My fiancé Holly is one of those in the class. And I have had the great perspective of listening to and watching her go through the 50 hours of training and reading they complete; of hearing her talk about what they were learning. So much of it is life skills that don’t get taught from K-12 or in college, or trade school, or anywhere else.
One of the parts of training that Holly talked about and stepped right into is assertiveness. And that sounds like an odd thing to have as a part of training to be a care giver, doesn’t it?
Let’s think about assertiveness in today’s story of the man with the withered hand at the synagogue. What if Jesus sees the man, looks at the Pharisees who are telling him that healing the man is against the rules, then drops his shoulders, and says, “Well, I guess not. I can come back again tomorrow and heal him.” We have a whole different story and a whole different Jesus.
Throughout the Gospels, Jesus is assertive in his love, in his teaching, and with his healing. He doesn’t back down when many of us probably would. He does the right thing, at the right time, in the right way, for the right reasons.
Learning to be more assertive helps push us out of our comfort zones and into the mission field. And the mission field is everywhere people are hurting, need love, or want to know God in their lives. The mission field is where we work, it’s in our homes, it’s where go out to eat; it’s in doctor’s waiting rooms; and it’s in grocery stores.
Jack Anthony is a Stephen Leader and was one of the earliest Stephen Ministers at Christ Church.
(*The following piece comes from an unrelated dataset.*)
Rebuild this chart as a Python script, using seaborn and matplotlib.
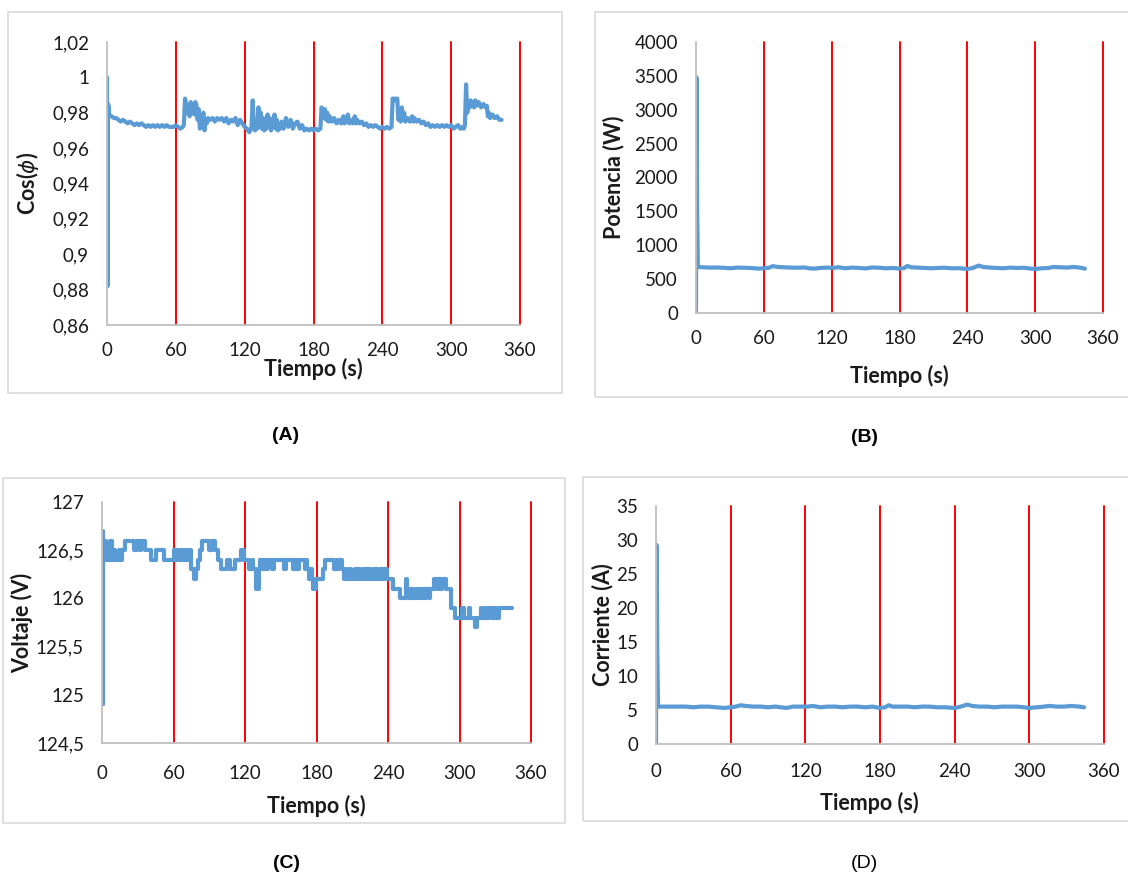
import numpy as np
import pandas as pd
import matplotlib
matplotlib.use("Agg")
import matplotlib.pyplot as plt
import seaborn as sns
from matplotlib.patches import Rectangle

# ---- data ----
# (A) power factor
t_cos = [0, 0.4, 0.8, 1.5, 2, 4, 6, 8, 10, 12, 14, 16, 18, 20, 22, 24, 26, 28, 30, 32, 34, 36, 38, 40,
         42, 44, 46, 48, 50, 52, 54, 56, 58, 60, 62, 64, 66, 67, 68, 69, 70, 71, 72, 73, 74, 75, 76, 77,
         78, 79, 80, 81, 82, 83, 84, 85, 86, 87, 88, 90, 92, 94, 96, 98, 100, 102, 104, 106, 108, 110,
         112, 114, 116, 118, 120, 122, 124, 125, 126, 127, 128, 129, 130, 131, 132, 133, 134, 135, 136,
         137, 138, 139, 140, 141, 142, 143, 144, 145, 146, 147, 148, 149, 150, 151, 152, 154, 156, 158,
         160, 162, 164, 166, 168, 170, 172, 174, 176, 178, 180, 182, 184, 186, 187, 188, 189, 190, 191,
         192, 193, 194, 196, 198, 200, 202, 204, 206, 207, 208, 210, 211, 212, 214, 216, 217, 218, 220,
         222, 224, 226, 228, 230, 232, 234, 236, 238, 240, 242, 244, 246, 248, 249, 250, 251, 252, 253,
         254, 255, 256, 257, 258, 259, 260, 262, 264, 266, 267, 268, 270, 272, 274, 276, 278, 280, 282,
         284, 286, 288, 290, 292, 294, 296, 298, 300, 302, 304, 306, 308, 310, 311, 312, 313, 314, 315,
         316, 317, 318, 319, 320, 321, 322, 324, 326, 328, 330, 331, 332, 333, 334, 336, 338, 340, 342, 344]
cos_phi = [1.000, 0.882, 0.985, 0.984, 0.978, 0.978, 0.977, 0.977, 0.976, 0.975, 0.976, 0.975, 0.974,
           0.975, 0.974, 0.973, 0.974, 0.973, 0.974, 0.973, 0.972, 0.973, 0.972, 0.973, 0.972, 0.973,
           0.972, 0.973, 0.972, 0.973, 0.972, 0.972, 0.972, 0.973, 0.972, 0.971, 0.972, 0.973, 0.988,
           0.985, 0.980, 0.984, 0.978, 0.986, 0.981, 0.985, 0.979, 0.986, 0.984, 0.976, 0.982, 0.971,
           0.978, 0.975, 0.980, 0.970, 0.976, 0.974, 0.977, 0.976, 0.977, 0.975, 0.977, 0.976, 0.977,
           0.975, 0.977, 0.974, 0.976, 0.975, 0.977, 0.973, 0.976, 0.974, 0.972, 0.971, 0.969, 0.970,
           0.972, 0.987, 0.973, 0.970, 0.975, 0.971, 0.983, 0.972, 0.980, 0.971, 0.977, 0.970, 0.976,
           0.971, 0.979, 0.972, 0.977, 0.970, 0.975, 0.972, 0.979, 0.971, 0.976, 0.970, 0.973, 0.971,
           0.975, 0.971, 0.977, 0.972, 0.976, 0.971, 0.974, 0.975, 0.971, 0.973, 0.970, 0.971, 0.970,
           0.971, 0.970, 0.971, 0.970, 0.971, 0.983, 0.981, 0.977, 0.982, 0.976, 0.980, 0.975, 0.978,
           0.975, 0.977, 0.974, 0.976, 0.974, 0.978, 0.974, 0.975, 0.979, 0.974, 0.976, 0.974, 0.978,
           0.974, 0.976, 0.974, 0.975, 0.973, 0.974, 0.972, 0.973, 0.972, 0.973, 0.972, 0.971, 0.972,
           0.971, 0.972, 0.971, 0.972, 0.988, 0.988, 0.987, 0.988, 0.988, 0.976, 0.978, 0.975, 0.983,
           0.976, 0.980, 0.975, 0.977, 0.975, 0.978, 0.975, 0.977, 0.975, 0.976, 0.974, 0.975, 0.973,
           0.974, 0.972, 0.973, 0.972, 0.973, 0.972, 0.973, 0.972, 0.973, 0.972, 0.973, 0.971, 0.972,
           0.973, 0.971, 0.972, 0.971, 0.973, 0.996, 0.980, 0.985, 0.983, 0.987, 0.984, 0.986, 0.983,
           0.987, 0.984, 0.986, 0.983, 0.985, 0.983, 0.984, 0.978, 0.980, 0.977, 0.979, 0.977, 0.978,
           0.976, 0.976]

# (B) power
t_pot = [0, 0.3, 0.6, 1.0, 1.3, 1.6, 2, 6, 12, 18, 24, 30, 36, 42, 48, 55, 60, 64, 68, 72, 78, 84, 90,
         96, 100, 105, 110, 116, 122, 126, 132, 138, 144, 150, 156, 162, 168, 174, 180, 184, 187, 190,
         196, 202, 208, 214, 220, 226, 232, 240, 245, 250, 254, 260, 266, 272, 278, 284, 290, 296, 300,
         306, 312, 316, 322, 328, 334, 340, 344]
potencia = [0, 3480, 3450, 1500, 1200, 700, 680, 675, 670, 672, 668, 660, 670, 668, 665, 655, 660, 665,
            692, 680, 675, 670, 668, 672, 660, 655, 665, 670, 668, 675, 660, 670, 665, 658, 672, 668,
            660, 665, 655, 662, 695, 675, 670, 665, 660, 665, 668, 660, 662, 650, 665, 700, 680, 670,
            665, 660, 670, 665, 668, 655, 650, 660, 665, 680, 675, 670, 680, 668, 655]

# (C) voltage (stepped readings)
t_volt = [0, 0.5, 1.2, 3, 4, 5, 6.5, 8, 10, 11, 14, 15, 17, 19.5, 27, 29, 32, 32.5, 36, 41, 45, 52, 60,
          61, 62, 63, 64.5, 65.5, 67, 68, 69, 70, 71, 72, 74, 75, 77, 79, 80.5, 82, 84, 90, 92, 95, 97,
          100, 105, 107, 112, 117, 119, 123, 126, 127, 129, 131.5, 133, 134, 135, 136, 137, 138, 139,
          143, 144, 153, 154, 160, 161, 162, 163, 164, 165, 170, 171, 172, 174, 175, 176, 177, 179.5,
          185.5, 187, 195, 197, 198, 199, 201, 203, 205, 206, 208, 209, 212, 213, 215, 216, 218, 219,
          221, 222, 224, 225, 227, 228, 230, 231, 233, 235, 237, 239, 244, 250, 255, 256, 258, 259, 260,
          261, 262, 264, 265, 266, 268, 269, 271, 272, 274, 275, 279, 281, 282, 284, 285, 289, 293, 296,
          302, 304, 308, 309, 313, 315, 318, 319, 321, 322, 325, 327, 329, 331, 333, 344]
voltaje = [126.7, 124.9, 126.6, 126.4, 126.5, 126.4, 126.6, 126.4, 126.5, 126.4, 126.5, 126.4, 126.5,
           126.6, 126.5, 126.6, 126.5, 126.6, 126.5, 126.4, 126.5, 126.4, 126.5, 126.4, 126.5, 126.4,
           126.5, 126.4, 126.5, 126.4, 126.5, 126.4, 126.5, 126.4, 126.5, 126.3, 126.2, 126.3, 126.4,
           126.5, 126.6, 126.5, 126.6, 126.5, 126.4, 126.3, 126.4, 126.3, 126.4, 126.5, 126.4, 126.3,
           126.4, 126.3, 126.1, 126.3, 126.4, 126.3, 126.4, 126.3, 126.4, 126.3, 126.4, 126.3, 126.4,
           126.3, 126.4, 126.3, 126.4, 126.3, 126.4, 126.3, 126.4, 126.3, 126.4, 126.3, 126.2, 126.3,
           126.2, 126.1, 126.2, 126.3, 126.4, 126.3, 126.4, 126.3, 126.4, 126.3, 126.2, 126.3, 126.2,
           126.3, 126.2, 126.3, 126.2, 126.3, 126.2, 126.3, 126.2, 126.3, 126.2, 126.3, 126.2, 126.3,
           126.2, 126.3, 126.2, 126.3, 126.2, 126.3, 126.2, 126.1, 126.0, 126.2, 126.1, 126.0, 126.1,
           126.0, 126.1, 126.0, 126.1, 126.0, 126.1, 126.0, 126.1, 126.0, 126.1, 126.0, 126.1, 126.2,
           126.1, 126.2, 126.1, 126.2, 126.1, 125.9, 125.8, 125.9, 125.8, 125.9, 125.8, 125.7, 125.8,
           125.9, 125.8, 125.9, 125.8, 125.9, 125.8, 125.9, 125.8, 125.9, 125.9]

# (D) current
t_corr = [0, 0.3, 0.6, 1.0, 1.3, 1.6, 2, 6, 12, 18, 24, 30, 36, 42, 48, 55, 60, 64, 68, 72, 78, 84, 90,
          96, 100, 105, 110, 116, 122, 126, 132, 138, 144, 150, 156, 162, 168, 174, 180, 184, 187, 190,
          196, 202, 208, 214, 220, 226, 232, 240, 245, 250, 254, 260, 266, 272, 278, 284, 290, 296, 300,
          306, 312, 316, 322, 328, 334, 340, 344]
corriente = [0, 29.3, 29.0, 14.0, 10.0, 5.7, 5.5, 5.5, 5.5, 5.5, 5.5, 5.4, 5.5, 5.5, 5.4, 5.3, 5.4, 5.5,
             5.7, 5.6, 5.5, 5.5, 5.4, 5.5, 5.4, 5.3, 5.5, 5.5, 5.5, 5.6, 5.4, 5.5, 5.5, 5.4, 5.5, 5.5,
             5.4, 5.5, 5.3, 5.4, 5.7, 5.5, 5.5, 5.5, 5.4, 5.5, 5.5, 5.4, 5.4, 5.3, 5.5, 5.8, 5.6, 5.5,
             5.5, 5.4, 5.5, 5.5, 5.5, 5.4, 5.3, 5.4, 5.5, 5.6, 5.5, 5.5, 5.6, 5.5, 5.4]

x_ticks = [0, 60, 120, 180, 240, 300, 360]
limit_lines = [60, 120, 180, 240, 300, 360]
cos_ticks = [0.86, 0.88, 0.90, 0.92, 0.94, 0.96, 0.98, 1.00, 1.02]
cos_labels = ["0,86", "0,88", "0,9", "0,92", "0,94", "0,96", "0,98", "1", "1,02"]
pot_ticks = [0, 500, 1000, 1500, 2000, 2500, 3000, 3500, 4000]
volt_ticks = [124.5, 125, 125.5, 126, 126.5, 127]
volt_labels = ["124,5", "125", "125,5", "126", "126,5", "127"]
corr_ticks = [0, 5, 10, 15, 20, 25, 30, 35]

sns.set_style("white")
plt.rcParams["font.family"] = ["Lato", "DejaVu Sans"]

W, H = 1128, 877
fig = plt.figure(figsize=(W / 100, H / 100), dpi=100)

blue = "#5b9bd5"
grey = "#bfbfbf"
txt = "#1a1a1a"


def px_axes(l, t, r, b):
    return fig.add_axes([l / W, 1 - b / H, (r - l) / W, (b - t) / H])


def frame(l, t, r, b):
    fig.patches.append(Rectangle((l / W, 1 - b / H), (r - l) / W, (b - t) / H,
                                 transform=fig.transFigure, fill=False,
                                 edgecolor="#d9d9d9", linewidth=1.2))


def panel(ax, t, y, ylim, yticks, ylabels, ylab, xpad, xlab_y, ylab_x, xlab_x=0.5, steps=False):
    kw = dict(drawstyle="steps-post") if steps else {}
    sns.lineplot(x=t, y=y, ax=ax, color=blue, linewidth=3.0, estimator=None, sort=False, **kw)
    for v in limit_lines:
        ax.axvline(v, color="#ff0000", linewidth=1.4, clip_on=False, zorder=1)
    ax.set_xlim(0, 360)
    ax.set_ylim(*ylim)
    ax.set_xticks(x_ticks)
    ax.set_yticks(yticks)
    ax.set_yticklabels(ylabels)
    ax.tick_params(axis="both", length=0, labelsize=13.5, colors=txt)
    ax.tick_params(axis="x", pad=xpad)
    ax.tick_params(axis="y", pad=13)
    for s in ["top", "right"]:
        ax.spines[s].set_visible(False)
    for s in ["left", "bottom"]:
        ax.spines[s].set_color(grey)
        ax.spines[s].set_linewidth(1.3)
    ax.set_xlabel("Tiempo (s)", fontsize=15.5, fontweight="bold", color=txt)
    ax.set_ylabel(ylab, fontsize=15.5, fontweight="bold", color=txt)
    ax.xaxis.set_label_coords(xlab_x, xlab_y)
    ax.yaxis.set_label_coords(ylab_x, 0.5)
    ax.set_facecolor("none")


frame(8, 12, 562, 393)
frame(595, 12, 1135, 397)
frame(3, 478, 565, 823)
frame(583, 477, 1135, 821)

ax_a = px_axes(107, 42, 520, 325)
panel(ax_a, t_cos, cos_phi, (0.86, 1.02), cos_ticks, cos_labels, r"Cos($\phi$)",
      xpad=12, xlab_y=-0.115, ylab_x=-0.16)

ax_b = px_axes(696, 42, 1103, 313)
panel(ax_b, t_pot, potencia, (0, 4000), pot_ticks, [str(v) for v in pot_ticks], "Potencia (W)",
      xpad=12, xlab_y=-0.19, ylab_x=-0.175)

ax_c = px_axes(102, 502, 531, 743)
panel(ax_c, t_volt, voltaje, (124.5, 127), volt_ticks, volt_labels, "Voltaje (V)",
      xpad=16, xlab_y=-0.215, ylab_x=-0.16, steps=True)

ax_d = px_axes(656, 506, 1104, 744)
panel(ax_d, t_corr, corriente, (0, 35), corr_ticks, [str(v) for v in corr_ticks], "Corriente (A)",
      xpad=14, xlab_y=-0.2, ylab_x=-0.095, xlab_x=0.477)

lab = dict(ha="center", va="center", fontsize=14, family=["Liberation Sans"], color="black")
fig.text(286 / W, 1 - 436 / H, "(A)", fontweight="bold", **lab)
fig.text(864 / W, 1 - 438 / H, "(B)", fontweight="bold", **lab)
fig.text(286 / W, 1 - 864 / H, "(C)", fontweight="bold", **lab)
fig.text(864 / W, 1 - 864 / H, "(D)", **lab)

fig.savefig("out.png", dpi=100, facecolor="white")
Many of you have heard him tell his story about why he became one and the part of his story that is so easy to relate to is where Jack said if he was in the grocery store and he saw someone at the other end of the aisle who he knew was going through a difficult time, he would avoid them because he didn’t know what to say. Jack didn’t like that about himself, so he did something about it.
It takes being assertive to walk up to that person who you know is going through something big. It takes getting out of our comfort zone to pick up the phone and call, text, or to stop by to see someone.
I come back to Jesus’s line on seeing the Pharisees standing by and doing nothing for the man with the withered hand, “He was grieved at their hardness of heart…”
Jesus lived his life with a soft heart. He wants us to do the same. In a hard-hearted world, it takes being assertive to keep a soft heart.
I give thanks this weekend for the Stephen Ministry program and for the 12 new Stephen Ministers and new Stephen Leader, who are going forth with soft hearts to love and serve the Lord.